A business bank account works in much the same way as an individial account, but you can make financial transactions under your official business name. You'll also need to open a business account for tax purposes, since Internal Revenue Service rules require that you keep personal bank accounts separate from business bank accounts. Banks, credit unions and other financial institutions provide a range of accounts for businesses of all shapes and sizes, from simple checking accounts to ones that handle complex investments.
Business Checking Account
With a checking account, your business can deposit and withdraw cash from a bank through ATM cards, electronic debit cards or checks. Some business checking accounts require a minimal deposit before establishing a new account while others require only proof of business and identification. Checking accounts provide a wide range of financial services at highly competent rates. Banks allow various types of checking accounts, depending on the financial needs of a business and the legal requirements of a bank. Some banks, for instance, allow an unlimited amount of checks to be written for cash withdrawal per month. Others restrict the number of checks a business can write. Banks also have different minimum monthly checking account balance requirements, so do shop around before you decide.
Business Savings Account
A savings account is an interest-bearing account. With this type of account, you're essentially letting the bank manage and invest your money, and in return you get a constant stream of interst. Savings accounts are not linked with checkbooks and debit cards. Instead, you'll withdraw cash through an ATM card or a personal visit to the bank itself. Some business savings accounts require a minimum deposit to be maintained at all times, and there are tight regulations about what banks can and cannot do with your money. Bank statements and passbooks list all monthly business savings account transactions.
Business Certificate of Deposit
A certificate of deposit is a time-bound instrument of debt, issued by a bank or other financial institution.
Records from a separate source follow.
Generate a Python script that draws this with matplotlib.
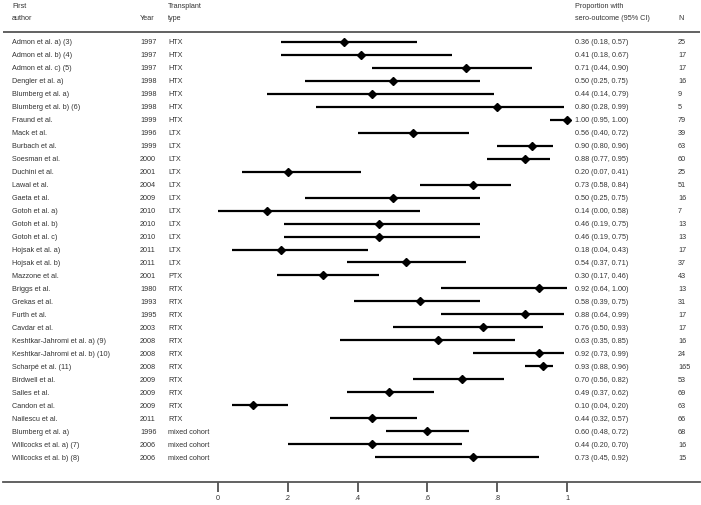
import numpy as np
import matplotlib.pyplot as plt
import matplotlib.transforms as mtransforms

authors = ['Admon et al. a) (3)', 'Admon et al. b) (4)', 'Admon et al. c) (5)', 'Dengler et al. a)',
           'Blumberg et al. a)', 'Blumberg et al. b) (6)', 'Fraund et al.', 'Mack et al.',
           'Burbach et al.', 'Soesman et al.', 'Duchini et al.', 'Lawal et al.', 'Gaeta et al.',
           'Gotoh et al. a)', 'Gotoh et al. b)', 'Gotoh et al. c)', 'Hojsak et al. a)',
           'Hojsak et al. b)', 'Mazzone et al.', 'Briggs et al.', 'Grekas et al.', 'Furth et al.',
           'Cavdar et al.', 'Keshtkar-Jahromi et al. a) (9)', 'Keshtkar-Jahromi et al. b) (10)',
           'Scharpé et al. (11)', 'Birdwell et al.', 'Salles et al.', 'Candon et al.',
           'Nailescu et al.', 'Blumberg et al. a)', 'Willcocks et al. a) (7)', 'Willcocks et al. b) (8)']
years = [1997, 1997, 1997, 1998, 1998, 1998, 1999, 1996, 1999, 2000, 2001, 2004, 2009, 2010, 2010,
         2010, 2011, 2011, 2001, 1980, 1993, 1995, 2003, 2008, 2008, 2008, 2009, 2009, 2009, 2011,
         1996, 2006, 2006]
types = ['HTX'] * 7 + ['LTX'] * 11 + ['PTX'] + ['RTX'] * 11 + ['mixed cohort'] * 3
prop = [0.36, 0.41, 0.71, 0.50, 0.44, 0.80, 1.00, 0.56, 0.90, 0.88, 0.20, 0.73, 0.50, 0.14, 0.46,
        0.46, 0.18, 0.54, 0.30, 0.92, 0.58, 0.88, 0.76, 0.63, 0.92, 0.93, 0.70, 0.49, 0.10, 0.44,
        0.60, 0.44, 0.73]
lo = [0.18, 0.18, 0.44, 0.25, 0.14, 0.28, 0.95, 0.40, 0.80, 0.77, 0.07, 0.58, 0.25, 0.00, 0.19,
      0.19, 0.04, 0.37, 0.17, 0.64, 0.39, 0.64, 0.50, 0.35, 0.73, 0.88, 0.56, 0.37, 0.04, 0.32,
      0.48, 0.20, 0.45]
hi = [0.57, 0.67, 0.90, 0.75, 0.79, 0.99, 1.00, 0.72, 0.96, 0.95, 0.41, 0.84, 0.75, 0.58, 0.75,
      0.75, 0.43, 0.71, 0.46, 1.00, 0.75, 0.99, 0.93, 0.85, 0.99, 0.96, 0.82, 0.62, 0.20, 0.57,
      0.72, 0.70, 0.92]
n = [25, 17, 17, 16, 9, 5, 79, 39, 63, 60, 25, 51, 16, 7, 13, 13, 17, 37, 43, 13, 31, 17, 17, 16,
     24, 165, 53, 69, 63, 66, 68, 16, 15]
xticks = [0, 0.2, 0.4, 0.6, 0.8, 1.0]
xticklabels = ['0', '.2', '.4', '.6', '.8', '1']

plt.rcParams['font.family'] = ['Liberation Sans', 'DejaVu Sans']
W, H = 701, 506
fig = plt.figure(figsize=(W / 100, H / 100), dpi=100)
ax = fig.add_axes([0.004, 0, 0.995, 1])

# pixel calibration: x=0 at 218 px, x=1 at 567 px; row 0 at 43 px, step 12.97 px
x0, x1 = 218, 567
unit = x1 - x0
left_px, right_px = 0.004 * W, 0.999 * W
ax.set_xlim((left_px - x0) / unit, (right_px - x0) / unit)
r0, step = 43, 12.97
ax.set_ylim((H - r0) / step, -r0 / step)

rows = np.arange(len(authors))
ax.hlines(rows, lo, hi, color='black', lw=1.6)
ax.plot(prop, rows, 'D', color='black', ms=4.4)

for s in ['top', 'left', 'right']:
    ax.spines[s].set_visible(False)
ax.spines['bottom'].set_position(('data', (483 - r0) / step))
ax.spines['bottom'].set_color('#555555')
ax.spines['bottom'].set_linewidth(1.3)
ax.set_yticks([])
ax.set_xticks(xticks)
ax.set_xticklabels(xticklabels, fontsize=5.2, color='#333333')
ax.tick_params(axis='x', direction='out', length=7, width=1.1, color='#333333', pad=2)

# header rule
ax.axhline((33 - r0) / step, color='#555555', lw=1.3)

tr = mtransforms.blended_transform_factory(fig.transFigure, ax.transData)
fs = 5.2
tc = '#333333'
def col(px):
    return px / W

for i in rows:
    ax.text(col(12), i, authors[i], transform=tr, fontsize=fs, color=tc, va='center')
    ax.text(col(140), i, str(years[i]), transform=tr, fontsize=fs, color=tc, va='center')
    ax.text(col(168), i, types[i], transform=tr, fontsize=fs, color=tc, va='center')
    ax.text(col(575), i, f'{prop[i]:.2f} ({lo[i]:.2f}, {hi[i]:.2f})', transform=tr,
            fontsize=fs, color=tc, va='center')
    ax.text(col(678), i, str(n[i]), transform=tr, fontsize=fs, color=tc, va='center')

h1, h2 = 1 - 6 / H, 1 - 19 / H
for x, y, s in [(12, h1, 'First'), (12, h2, 'author'), (140, h2, 'Year'),
                (168, h1, 'Transplant'), (168, h2, 'type'),
                (575, h1, 'Proportion with'), (575, h2, 'sero-outcome (95% CI)'), (678, h2, 'N')]:
    fig.text(col(x), y, s, fontsize=fs, color=tc, va='center')

plt.savefig('out.png', dpi=100)
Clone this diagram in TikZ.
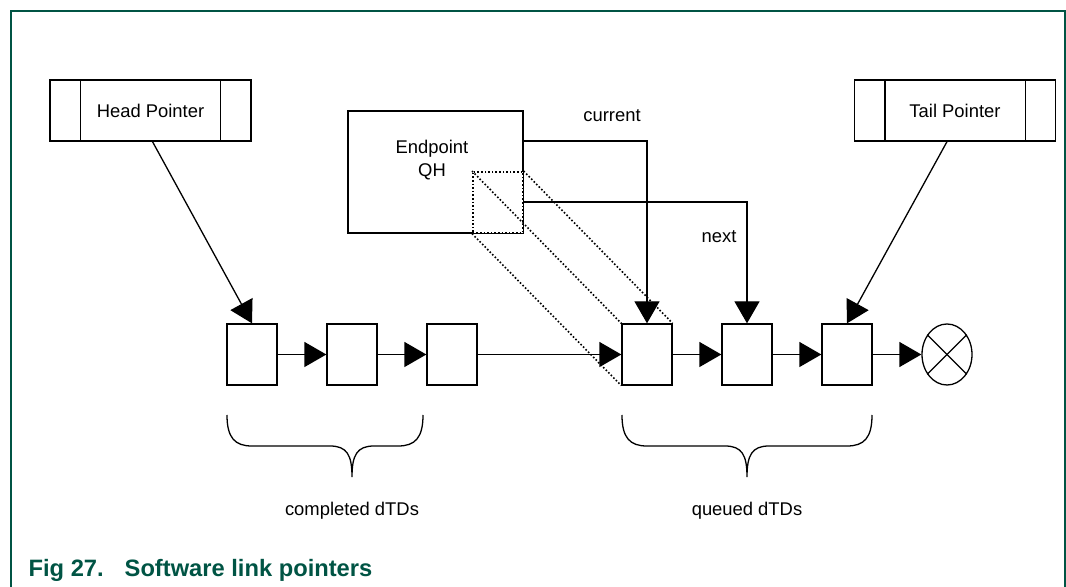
\documentclass[tikz,border=0pt]{standalone}
\usepackage{fontspec}
\setmainfont{Liberation Sans}
\usetikzlibrary{arrows.meta,shapes.geometric}
\definecolor{nxpgreen}{RGB}{0,84,68}
\tikzset{
  dtd/.style={draw, minimum width=25pt, minimum height=30.5pt, inner sep=0pt},
  ptrbox/.style={draw, minimum width=100.5pt, minimum height=30.5pt, inner sep=0pt},
  link/.style={-{Triangle[length=11pt,width=12.5pt]}},
  proj/.style={line width=0.8pt, dash pattern=on 0.8pt off 1pt},
}
% brace: left x, tip x, right x
\newcommand{\dtdbrace}[3]{%
  \draw (#1,415) .. controls (#1,438) and ({#1+8},446) .. ({#1+25},446) -- ({#2-22},446)
    .. controls ({#2-5},446) and (#2,455) .. (#2,477)
    .. controls (#2,455) and ({#2+5},446) .. ({#2+22},446) -- ({#3-25},446)
    .. controls ({#3-8},446) and (#3,438) .. (#3,415);
}

\begin{document}
\begin{tikzpicture}[x=0.5pt, y=-0.5pt, line width=0.65pt, font=\fontsize{9.2}{11.5}\selectfont]
        \useasboundingbox (0,0) rectangle (1066,587);
        % Frame
        \draw[nxpgreen, line width=0.8pt] (11,587) -- (11,11) -- (1065,11) -- (1065,587);

        % Pointers
        \node[ptrbox] (head) at (150.5,110.5) {Head Pointer};
        \node[ptrbox] (tail) at (955,110.5) {Tail Pointer};
        \foreach \p in {head, tail} {
            \draw ([xshift=15.5pt]\p.north west) -- ([xshift=15.5pt]\p.south west);
            \draw ([xshift=-15.5pt]\p.north east) -- ([xshift=-15.5pt]\p.south east);
        }

        % Endpoint QH
        \node[draw, minimum width=87.5pt, minimum height=61pt, inner sep=0pt] (qh) at (435.5,172) {};
        \node[align=center] (qhtext) at (432,160) {Endpoint\\QH};
        \node[dtd, proj, fill=white, anchor=south east] (win) at (qh.south east) {};

        % dTD list
        \foreach \n/\x in {1/252, 2/352, 3/452, 4/647, 5/747, 6/847}
            \node[dtd] (d\n) at (\x,354.5) {};
        \node[draw, ellipse, minimum width=25pt, minimum height=30.5pt, inner sep=0pt] (null) at (947,354.5) {};
        \draw (null.45) -- (null.225);
        \draw (null.135) -- (null.315);

        % Links
        \foreach \a/\b in {d1/d2, d2/d3, d3/d4, d4/d5, d5/d6, d6/null}
            \draw[link] (\a) -- (\b);
        \draw[link] ([xshift=1pt]head.south) -- (d1.north);
        \draw[link] ([xshift=-4pt]tail.south) -- (d6.north);
        \draw[link] ([yshift=15.5pt]qh.east) -| (d4.north);
        \draw[link] ([yshift=-15pt]qh.east) -| (d5.north);
        \node (curlbl) at (612,116) {current};
        \node (nextlbl) at (719,237) {next};

        % Projection of the window
        \draw[proj] (win.north west) -- (d4.north west);
        \draw[proj] (win.north east) -- (d4.north east);
        \draw[proj] (win.south west) -- (d4.south west);

        % Braces
        \dtdbrace{227}{352}{423}
        \dtdbrace{622}{747}{872}
        \node (donelbl) at (352,511) {completed dTDs};
        \node (queuelbl) at (747,511) {queued dTDs};

        % Caption
        \node[anchor=base west, inner sep=0pt, text=nxpgreen, font=\bfseries\fontsize{11.85}{14}\selectfont] (caption) at (28,576) {Fig 27.\hspace{10.5pt}Software link pointers};
    \end{tikzpicture}
\end{document}
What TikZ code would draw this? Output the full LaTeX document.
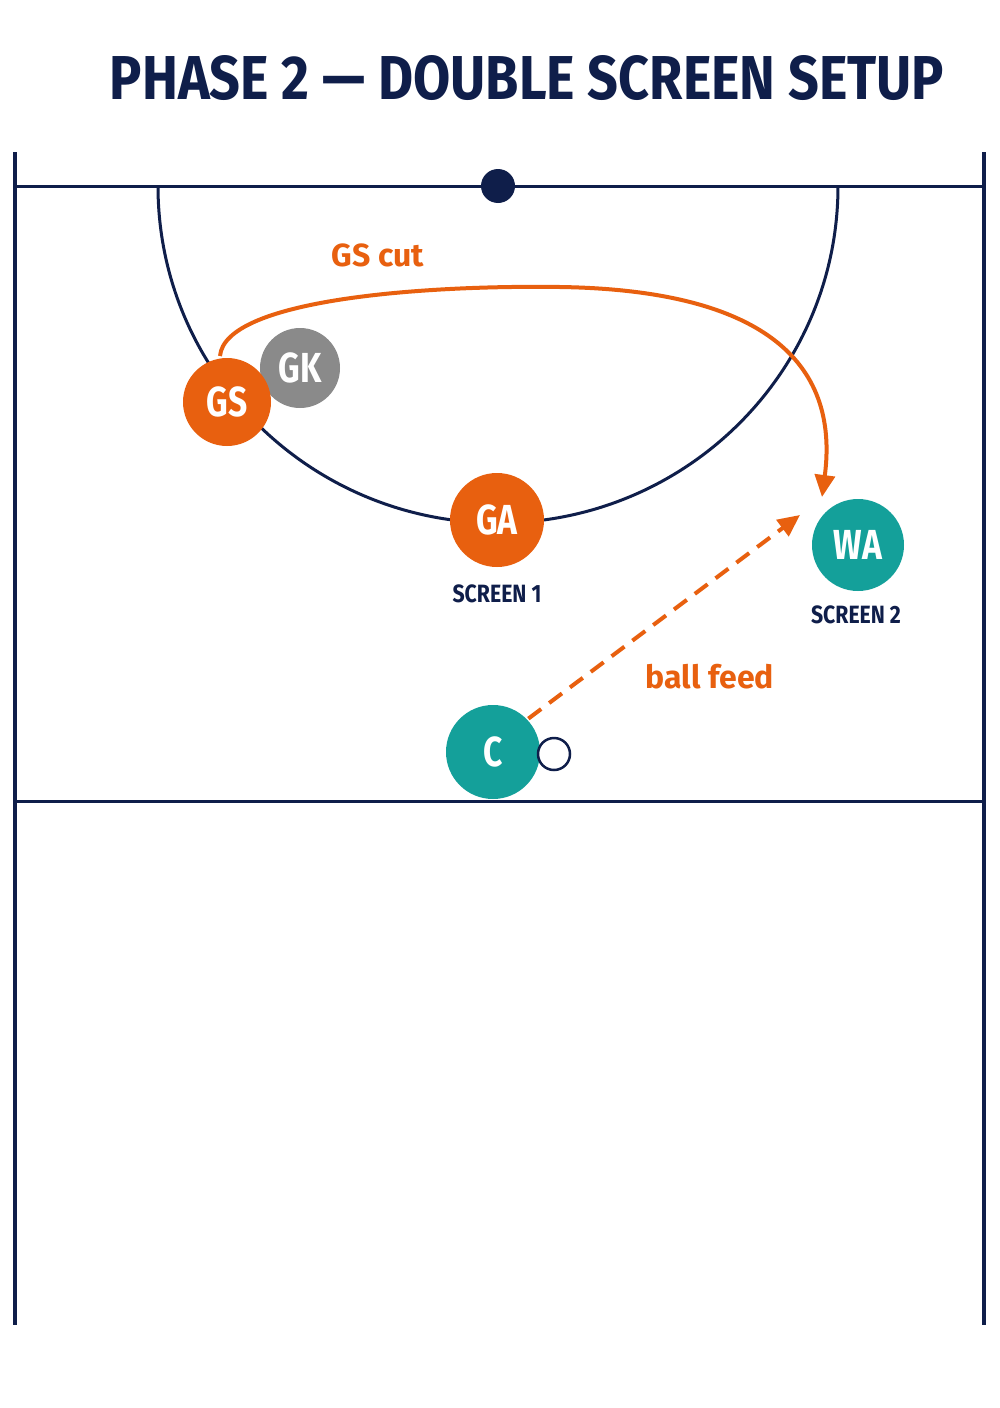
\documentclass[tikz,border=0pt]{standalone}
\usepackage{fontspec}
\setmainfont{Fira Sans}
\usetikzlibrary{arrows.meta}
\definecolor{navy}{HTML}{0F1E4A}
\definecolor{org}{HTML}{E8600F}
\definecolor{teal}{HTML}{14A09A}
\definecolor{gk}{HTML}{8A8A8A}
\tikzset{
 player/.style={circle,minimum size=#1,inner sep=0pt,text=white,font=\fontsize{42}{42}\selectfont\bfseries},
 lbl/.style={text=navy,font=\fontsize{25}{25}\selectfont\bfseries},
 olbl/.style={text=org,font=\fontsize{32}{32}\selectfont\bfseries},
 court/.style={draw=navy,line width=3pt}
}
\begin{document}
\begin{tikzpicture}[x=1pt,y=-1pt]
\useasboundingbox[fill=white] (0,0) rectangle (1000,1408);
\node[text=navy,font=\fontsize{62}{62}\selectfont\bfseries,xscale=0.87] (title) at (527,78) {PHASE 2 — DOUBLE SCREEN SETUP};
\draw[court,line width=4pt] (15,152) -- (15,1325);
\draw[court,line width=4pt] (984,152) -- (984,1325);
\draw[court] (15,186) -- (984,186);
\draw[court] (15,801) -- (984,801);
\draw[court] (158,186) arc[start angle=180,end angle=360,x radius=340,y radius=-337];
\fill[navy] (498,186) circle (17);
\node[player=80pt,fill=gk] (gk) at (300,368) {\scalebox{0.8}[1]{GK}};
\node[player=88pt,fill=org] (gs) at (227,402) {\scalebox{0.8}[1]{GS}};
\node[player=94pt,fill=org] (ga) at (497,520) {\scalebox{0.8}[1]{GA}};
\node[player=92pt,fill=teal] (wa) at (858,545) {\scalebox{0.8}[1]{WA}};
\node[player=94pt,fill=teal] (c) at (493,752) {\scalebox{0.8}[1]{C}};
\node[circle,draw=navy,line width=2.5pt,fill=white,minimum size=32pt,inner sep=0pt] (ball) at (554,754) {};
\node[lbl,xscale=0.85] (s1) at (497,594) {SCREEN 1};
\node[lbl,xscale=0.85] (s2) at (856,615) {SCREEN 2};
\node[olbl] (gscut) at (378,255) {GS cut};
\node[olbl] (bf) at (710,677) {ball feed};
\coordinate (cutend) at (822,497);
\coordinate (feedend) at (800,515);
\draw[org,line width=4pt,-{Triangle[length=22pt,width=20pt]}] (220,356) .. controls (225,300) and (420,285) .. (560,287) .. controls (760,290) and (840,360) .. (cutend);
\draw[org,line width=4pt,dash pattern=on 16pt off 10pt,-{Triangle[length=22pt,width=20pt]}] (c.north east) ++(2,0) -- (feedend);
\end{tikzpicture}
\end{document}
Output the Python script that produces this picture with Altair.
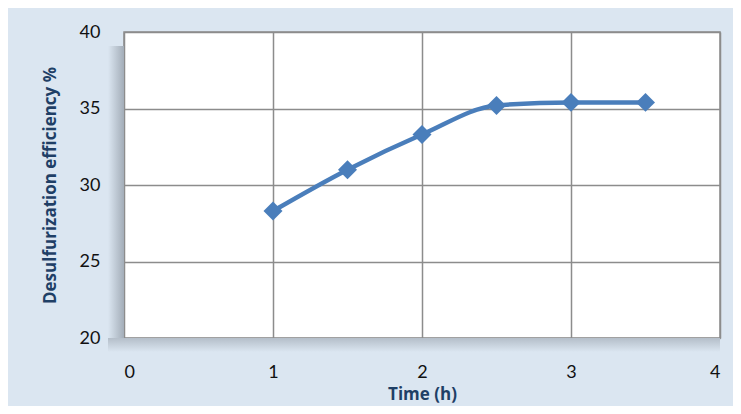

With a CD account, you're essentially putting aside a chunk of money for a specific period of time, usually one month to five years, in return for a fixed rate of interest. A certificate of deposit bears a maturity date, which determines the interest rate accrued upon maturity. The Federal Deposit Insurance Corporation insures and guarantees the safety of all bank-issued CDs. Not all banks, however, are insured by the FDIC.Typically uninsured banks provide higher interest rates but less security on CDs than an insured bank. Businesses have the option of looking into various types of CDs, including callable CDs, brokered CDs, liquid CDs, variable rate CDs, add-on CDs and zero-coupon CDs.